Dam coś od siebie
Jasiu na kolonii podczas kolacji podchodzi di wychowawczyni i prosi:
-Proszę Pani, może się pani koło mnie położyc?
-Jasiu to jest niemorzliwe....
-Ale proszę pani ja inaczej nie zasnę.
- No dobrze ale tylko na chwilke.
No więc pokolacji słowo ciałem się stało i pani przyszła do Jasia.
Jasio znowu zaatakował:
-prosze pani moge polozyc moja reke na pani brzuszku??
-Jasiu to jest niemorzliwe....
-Ale proszę pani ja inaczej nie zasnę.
- No dobrze ale tylko na chwilke.
Jasio położył, lecz po chwili nastąpiła kolejna propozycja, a mianowicie:
-Prosze pani moge wlozyc moj paluszek do pani pepuszka??

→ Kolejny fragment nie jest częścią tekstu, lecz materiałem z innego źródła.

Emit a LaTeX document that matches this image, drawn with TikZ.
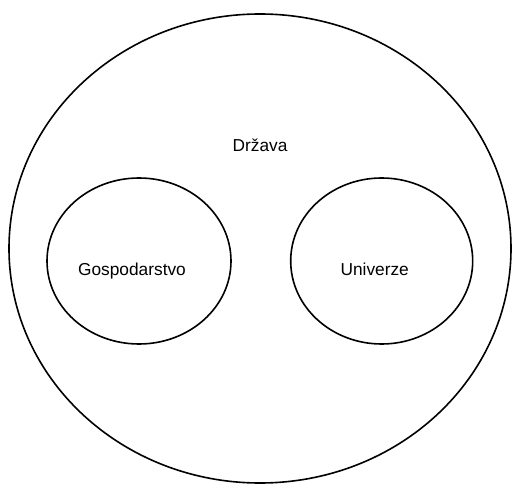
\documentclass[tikz,border=0pt]{standalone}
\usepackage{fontspec}
\setmainfont{Liberation Sans}
\usetikzlibrary{shapes.geometric}
\begin{document}
\begin{tikzpicture}[x=1pt,y=-1pt,
  set/.style={draw=black, line width=1.6pt, ellipse, inner sep=0pt},
  lbl/.style={font=\fontsize{17.3}{20}\selectfont, inner sep=0pt, anchor=base}]
\useasboundingbox (0,0) rectangle (512,484);
% outer set
\node[set, minimum width=502pt, minimum height=469pt] (drzava) at (260,248.5) {};
% inner sets
\node[set, minimum width=184pt, minimum height=166pt] (gosp) at (139,261) {};
\node[set, minimum width=182pt, minimum height=166pt] (univ) at (381.7,261) {};
% labels
\node[lbl] (tdrzava) at (260,151.5) {Država};
\node[lbl] (tgosp) at (132,275.7) {Gospodarstvo};
\node[lbl] (tuniv) at (374.7,275.7) {Univerze};
\end{tikzpicture}
\end{document}
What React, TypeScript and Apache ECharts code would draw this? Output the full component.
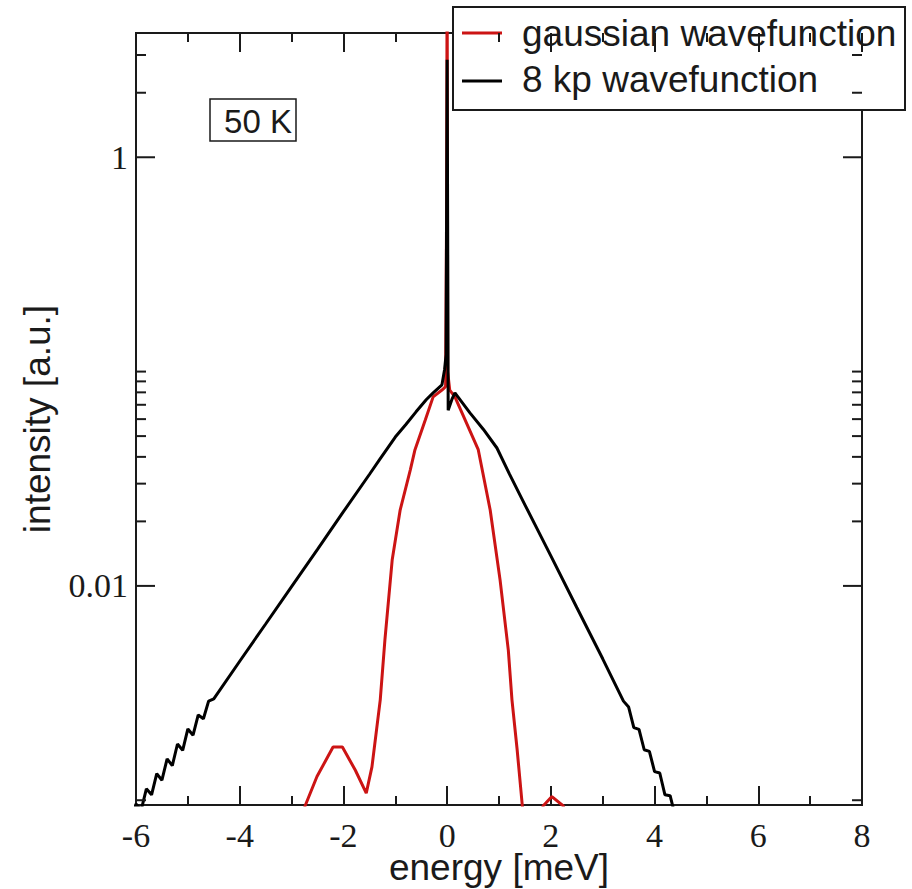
import React, { useEffect, useRef } from "react";
import * as echarts from "echarts";

// ---- data ----
const blackEnergy = [-6.1, -6.0, -5.9, -5.8, -5.7, -5.6, -5.5, -5.4, -5.3, -5.2, -5.1, -5.0, -4.9, -4.8, -4.7, -4.6, -4.5, -4, -3.5, -3, -2.5, -2, -1.5, -1.3, -1, -0.8, -0.6, -0.4, -0.27, -0.1, -0.05, -0.02, 0, 0.01, 0.02, 0.1, 0.15, 0.44, 0.7, 0.96, 1.2, 1.5, 2, 2.5, 3, 3.4, 3.5, 3.6, 3.7, 3.8, 3.9, 4.0, 4.1, 4.2, 4.3, 4.4, 4.5];
const blackIntensity = [0.00082, 0.00096, 0.0009, 0.00113, 0.00106, 0.00133, 0.00124, 0.00156, 0.00145, 0.00183, 0.00171, 0.00215, 0.00201, 0.0025, 0.0024, 0.0029, 0.00297, 0.00445, 0.00664, 0.00993, 0.0148, 0.0222, 0.0331, 0.0389, 0.0495, 0.0565, 0.0649, 0.0741, 0.0796, 0.0867, 0.102, 0.12, 2.85, 0.5, 0.066, 0.075, 0.0796, 0.0642, 0.0537, 0.0440, 0.0333, 0.0239, 0.0138, 0.00793, 0.00457, 0.0029, 0.00272, 0.00218, 0.00214, 0.00172, 0.00169, 0.00136, 0.00134, 0.00106, 0.00105, 0.00084, 0.00079];

const redEnergy = [-3.0, -2.74, -2.51, -2.2, -2.02, -1.77, -1.56, -1.45, -1.29, -1.2, -1.06, -0.906, -0.71, -0.62, -0.42, -0.27, -0.1, -0.03, -0.01, 0, 0.01, 0.05, 0.15, 0.6, 0.83, 1.02, 1.18, 1.25, 1.35, 1.45, 1.6, 1.85, 2.02, 2.24, 2.4];
const redIntensity = [0.0005, 0.00094, 0.00129, 0.00177, 0.00177, 0.00138, 0.00108, 0.00143, 0.00294, 0.0056, 0.0132, 0.0226, 0.0348, 0.0432, 0.0596, 0.0762, 0.082, 0.085, 0.6, 10, 0.1, 0.082, 0.0762, 0.0432, 0.0226, 0.0107, 0.005, 0.00294, 0.00172, 0.00094, 0.0005, 0.00094, 0.00104, 0.00094, 0.0006];

const X_MIN = -6;
const X_MAX = 8;
const X_STEP = 2;
const Y_MIN = 0.00095;
const Y_MAX = 3.8;
const yLabelValues = [0.01, 1];
const yMajorTicks = [0.01, 1];
const yMinorTicks = [0.001, 0.02, 0.03, 0.04, 0.05, 0.06, 0.07, 0.08, 0.09, 0.1, 2, 3];

const seriesNames = ["gaussian wavefunction", "8 kp wavefunction"];
const panelLabel = "50 K";

const RED = "#cc1414";
const INK = "#1a1a1a";

function tickSeries(values: number[], len: number) {
  return {
    type: "custom",
    silent: true,
    clip: false,
    z: 5,
    data: values.map((v) => [X_MIN, v]),
    encode: { x: 0, y: 1 },
    renderItem: (_p: any, api: any) => {
      const v = api.value(1);
      const a = api.coord([X_MIN, v]);
      const b = api.coord([X_MAX, v]);
      const style = { stroke: INK, lineWidth: 2 };
      return {
        type: "group",
        children: [
          { type: "line", shape: { x1: a[0], y1: a[1], x2: a[0] + len, y2: a[1] }, style },
          { type: "line", shape: { x1: b[0] - len, y1: b[1], x2: b[0], y2: b[1] }, style },
        ],
      };
    },
  };
}

export default function App() {
  const ref = useRef<HTMLDivElement>(null);
  useEffect(() => {
    if (!ref.current) return;
    const chart = echarts.init(ref.current, undefined, { renderer: "svg" });
    const isLabel = (v: number) => yLabelValues.some((t) => Math.abs(Math.log10(v) - Math.log10(t)) < 1e-6);
    const xAxisBase = {
      type: "value",
      min: X_MIN,
      max: X_MAX,
      interval: X_STEP,
      splitLine: { show: false },
      axisLine: { show: false },
      axisTick: { show: true, inside: true, length: 19, lineStyle: { color: INK, width: 2 } },
      minorTick: { show: true, splitNumber: 2, length: 9, lineStyle: { color: INK, width: 2 } },
      minorSplitLine: { show: false },
    };
    chart.setOption({
      animation: false,
      grid: {
        left: 136,
        right: 50,
        top: 33,
        bottom: 84,
        containLabel: false,
        outerBoundsMode: "none",
        show: true,
        borderColor: INK,
        borderWidth: 2,
        backgroundColor: "transparent",
      },
      xAxis: [
        {
          ...xAxisBase,
          position: "bottom",
          name: "energy [meV]",
          nameLocation: "middle",
          nameGap: 44,
          nameMoveOverlap: false,
          nameTextStyle: { fontFamily: "Liberation Sans", fontSize: 37, lineHeight: 36, color: INK },
          axisLabel: { fontFamily: "Liberation Serif", fontSize: 34, lineHeight: 26, color: INK, margin: 17 },
        },
        {
          ...xAxisBase,
          position: "top",
          axisLabel: { show: false },
        },
      ],
      yAxis: {
        type: "log",
        logBase: 10,
        min: Y_MIN,
        max: Y_MAX,
        splitLine: { show: false },
        axisLine: { show: false },
        axisTick: { show: false },
        name: "intensity [a.u.]",
        nameLocation: "middle",
        nameGap: 80,
        nameMoveOverlap: false,
        nameTextStyle: { fontFamily: "Liberation Sans", fontSize: 37, color: INK },
        axisLabel: {
          fontFamily: "Liberation Serif",
          fontSize: 34,
          color: INK,
          margin: 8,
          showMinLabel: false,
          showMaxLabel: false,
          formatter: (v: number) => (isLabel(v) ? String(Number(v.toPrecision(6))) : ""),
        },
      },
      series: [
        {
          name: seriesNames[0],
          type: "line",
          data: redEnergy.map((x, i) => [x, redIntensity[i]]),
          showSymbol: false,
          symbol: "none",
          lineStyle: { color: RED, width: 3 },
          z: 2,
        },
        {
          name: seriesNames[1],
          type: "line",
          data: blackEnergy.map((x, i) => [x, blackIntensity[i]]),
          showSymbol: false,
          symbol: "none",
          lineStyle: { color: "#000", width: 3 },
          z: 3,
        },
        tickSeries(yMajorTicks, 19),
        tickSeries(yMinorTicks, 10),
      ],
      graphic: [
        {
          type: "group",
          z: 100,
          children: [
            { type: "rect", shape: { x: 453, y: 7, width: 452, height: 103 }, style: { fill: "#fff", stroke: INK, lineWidth: 2 } },
            { type: "line", shape: { x1: 462, y1: 33, x2: 502, y2: 33 }, style: { stroke: RED, lineWidth: 3 } },
            { type: "text", x: 522, y: 33, style: { text: seriesNames[0], fontFamily: "Liberation Sans", fontSize: 37, fill: INK, verticalAlign: "middle" } },
            { type: "line", shape: { x1: 462, y1: 81, x2: 502, y2: 81 }, style: { stroke: "#000", lineWidth: 3 } },
            { type: "text", x: 522, y: 79, style: { text: seriesNames[1], fontFamily: "Liberation Sans", fontSize: 37, fill: INK, verticalAlign: "middle" } },
            { type: "rect", shape: { x: 210, y: 99, width: 86, height: 42 }, style: { fill: "#fff", stroke: INK, lineWidth: 1.5 } },
            { type: "text", x: 258, y: 121, style: { text: panelLabel, fontFamily: "Liberation Sans", fontSize: 33, fill: INK, align: "center", verticalAlign: "middle" } },
          ],
        },
      ],
    });
    return () => chart.dispose();
  }, []);
  return <div ref={ref} style={{ position: "absolute", left: 0, top: 0, width: 912, height: 889 }} />;
}
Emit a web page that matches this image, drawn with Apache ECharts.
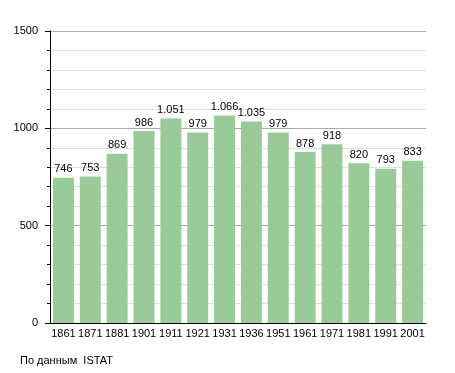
<!DOCTYPE html>
<html><head><meta charset="utf-8">
<script src="https://cdn.jsdelivr.net/npm/echarts@6/dist/echarts.min.js"></script>
<style>html,body{margin:0;padding:0;background:#fff}#c{width:455px;height:373px}</style>
</head><body><div id="c"></div>
<script>
var categories = ['1861','1871','1881','1901','1911','1921','1931','1936','1951','1961','1971','1981','1991','2001'];
var population = [746,753,869,986,1051,979,1066,1035,979,878,918,820,793,833];
var yTicks = [0,500,1000,1500];
var sourceText = 'По данным  ISTAT';

function fmt(v){ return String(v).replace(/\B(?=(\d{3})+(?!\d))/g,'.'); }
var font = 'Liberation Sans, Arial, sans-serif';
var chart = echarts.init(document.getElementById('c'), null, {renderer:'canvas'});
chart.setOption({
  animation:false,
  backgroundColor:'#fff',
  grid:{left:50,right:29,top:31,bottom:50,containLabel:false},
  graphic:[{type:'text',left:20,top:355,style:{text:sourceText,font:'11px '+font,fill:'#000'}}],
  xAxis:{type:'category',data:categories,
    axisLine:{lineStyle:{color:'#000',width:1}},
    axisTick:{show:false},
    axisLabel:{color:'#000',fontFamily:font,fontSize:11,margin:5,interval:0}},
  yAxis:{type:'value',min:yTicks[0],max:yTicks[yTicks.length-1],interval:500,
    axisLine:{show:true,lineStyle:{color:'#000',width:1}},
    axisTick:{show:true,length:5,lineStyle:{color:'#000'}},
    minorTick:{show:true,splitNumber:5,length:3,lineStyle:{color:'#000'}},
    splitLine:{show:true,lineStyle:{color:'#aaaaaa',width:1}},
    minorSplitLine:{show:true,lineStyle:{color:'#e0e0e0',width:1}},
    axisLabel:{color:'#000',fontFamily:font,fontSize:11,margin:12,formatter:function(v){return String(v);}}},
  series:[{type:'bar',data:population,barCategoryGap:'22%',
    itemStyle:{color:'#98cb98'},
    label:{show:true,position:'top',distance:3,color:'#000',fontFamily:font,fontSize:11,
      formatter:function(p){return fmt(p.value);}}}]
});
</script></body></html>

-........Jasiu co ty sobie wyobrazasz??
-Prosze bardzo ja inaczej nie zasne...
-Dobra ale to juz koniec.
Jasio dokonał jakze szlachetnego czynu

Po pewnym czasie nasza kochana pani wychowawczyni niepewnym głosem mówi do Jasia:
-Jasiu, ale to nie jest pępuszek!!!!
-HEHEHEHE A TO WCALE NIE JEST PALUSZEK!!!!